From the oral arguments regarding the Dobbs v. Jackson Women’s Health case currently before the Supreme Court. And my responses to them. Because you know I don’t lack for hubris.

Perhaps the most famous example of overturned precedent was the 1954 Brown v Board of Education ruling, which reversed Plessy v Ferguson….

Well, there was another, preceding case—the Supreme Court’s ruling on Dred Scott v Sandford, which needed a Civil War to overturn because the Justices on the Taney Court and later lacked the integrity, the morals, the courage to overturn the ruling on their own.

And from CJ Roberts,

If we look at it from today’s perspective, it’s going to be a long list of cases that we’re going to say were wrongly decided.

If those rulings were wrongly decided at the outset, of course they should be reversed. Wrong doesn’t become right through the hoariness of age.

If the conditions of those rulings no longer exist, of course they should be reversed. The convenience of the Court isn’t relevant to any of that.

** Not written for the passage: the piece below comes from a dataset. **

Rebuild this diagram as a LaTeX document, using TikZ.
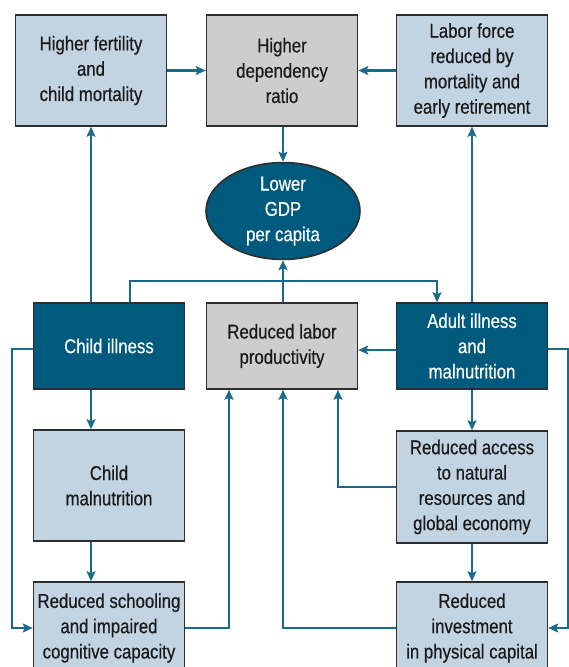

Additionally, Stewart gave Roberts a way out by saying Roberts’ examples are settled.


“What would you say to the argument that has been made many times by people who are pro-choice and pro-life, that the line really doesn’t make any sense—that it is, as Justice Blackman himself described it, arbitrary?” Alito asked Rikelman.
Alito noted that while a woman may still want to terminate a pregnancy after viability, a “fetus has an interest in having a life” both before and after.
Rikelman replied[,] “It is principled because in ordering the interests at stake, the court had to set a line between conception and birth.”

Rikelman evaded Alito’s question. The baby always has an interest—the primary interest in the ordering of interests—in its own life.


…a Supreme Court that has undergone enormous changes and currently sits at a 6-3 conservative majority.

No, it doesn’t. At best it sits at a 5-3-1 majority.